If you enjoy listening to poppycock, the most entertaining mental disorder is paranoia. I remember sitting alone in Dr Whipsnade’s lounge when I was joined by his houseguest, an antique dealer by trade.


“Rainy weather,” I said, making polite conversation.


“I like the rain,” he replied, “it gives me the chance to stock up on fresh water.”


“Isn’t your house connected to the mains supply?” I asked.


He then gave me a vehement sermon on the dangers of drinking tap water. He said that it was doped with chemicals to make men infertile and women insatiable. This allowed select breeding males, most of them freemasons, to impregnate women at their leisure and populate the next generation with their offspring. “Have you ever seen a freemason drink tap water?” he asked rhetorically. “They all buy the bottled stuff from Tesco.”


I thought it best not to argue with him. These delusional types have a rebuttal for every critique and I didn’t want him to accuse me of being a freemason.
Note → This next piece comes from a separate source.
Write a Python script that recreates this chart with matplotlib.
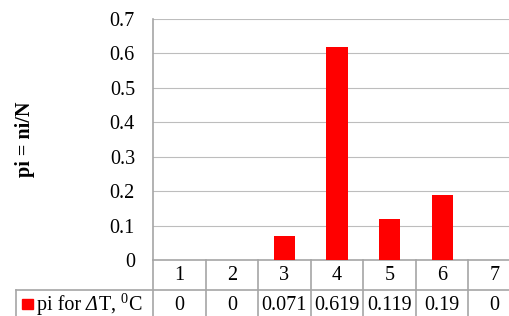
import numpy as np
import matplotlib.pyplot as plt
import matplotlib.transforms as mtransforms

plt.rcParams['font.family'] = 'Liberation Serif'
plt.rcParams['mathtext.fontset'] = 'custom'
plt.rcParams['mathtext.rm'] = 'Liberation Serif'
plt.rcParams['mathtext.it'] = 'Liberation Serif:italic'

# data
categories = ["1", "2", "3", "4", "5", "6", "7"]
pi_values = [0, 0, 0.071, 0.619, 0.119, 0.19, 0]
pi_labels = ["0", "0", "0.071", "0.619", "0.119", "0.19", "0"]
# series name pieces: (text, style)
series_parts = [("pi for ", "normal"), ("Δ", "italic"), (r"T, $^{0}$C", "normal")]
yticks = [0, 0.1, 0.2, 0.3, 0.4, 0.5, 0.6, 0.7]

W, H = 510, 316
fig = plt.figure(figsize=(W / 100, H / 100), dpi=100)

# plot area in pixels (right edge is cut off in the original)
left, right, top, bottom = 153, 521, 19, 260
ax = fig.add_axes([left / W, 1 - bottom / H, (right - left) / W, (bottom - top) / H])

x = np.arange(len(categories))
ax.bar(x, pi_values, width=0.4, color='#ff0000', zorder=3)
ax.set_xlim(-0.5, len(categories) - 0.5)
ax.set_ylim(0, 0.7)
ax.set_yticks(yticks)
ax.set_yticklabels([f"{v:g}" for v in yticks], fontsize=14.5)
ax.tick_params(axis='y', length=0, pad=13)
ax.set_xticks([])
ax.grid(axis='y', color='#bdbdbd', lw=0.8, zorder=0)
for s in ['top', 'right']:
    ax.spines[s].set_visible(False)
ax.spines['left'].set_color('#a6a6a6')
ax.spines['bottom'].set_color('#a6a6a6')
ax.spines['left'].set_linewidth(1.2)
ax.spines['bottom'].set_linewidth(1.2)

ax.set_ylabel("pi = ni/N", fontsize=14.5, fontweight='bold', labelpad=54)

# data table below the plot, positions in figure pixels
pix = mtransforms.Affine2D().scale(1, -1).translate(0, H) + fig.dpi_scale_trans.frozen().inverted() + fig.dpi_scale_trans
colw = (right - left) / len(categories)
row_line = 290
table_bottom = 330
line_kw = dict(color='#a6a6a6', lw=1.2, transform=pix, clip_on=False)

# horizontal line between the rows
fig.add_artist(plt.Line2D([16, right], [row_line, row_line], **line_kw))
# vertical lines
for k in range(len(categories) + 1):
    xv = left + k * colw
    fig.add_artist(plt.Line2D([xv, xv], [bottom, table_bottom], **line_kw))
fig.add_artist(plt.Line2D([16, 16], [row_line, table_bottom], **line_kw))

for k, (c, lab) in enumerate(zip(categories, pi_labels)):
    xc = left + (k + 0.5) * colw
    fig.text(xc, 276, c, transform=pix, ha='center', va='center', fontsize=14.5)
    fig.text(xc, 305, lab, transform=pix, ha='center', va='center', fontsize=14.5)

# legend key in the table
fig.add_artist(plt.Rectangle((22, 299), 11, 10, color='#ff0000', transform=pix, clip_on=False))
renderer = fig.canvas.get_renderer()
xpos = 37
for txt, style in series_parts:
    t = fig.text(xpos, 310, txt, transform=pix, ha='left', va='baseline',
                 fontsize=14.5, fontstyle=style)
    xpos = t.get_window_extent(renderer).x1

fig.savefig("out.png", dpi=100)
“I am both fascinated and disturbed by your discourse,” I said truthfully. “If you don’t mind, I would now like to watch a Foghorn Leghorn cartoon on TV.”


“If you’re turning on that contraption I’m off to the conservatory,” he said. “People who watch television don’t realise that the television is also watching them.”


This assertion made me feel like Foghorn Leghorn – that rooster was always dealing with creatures crazier than himself.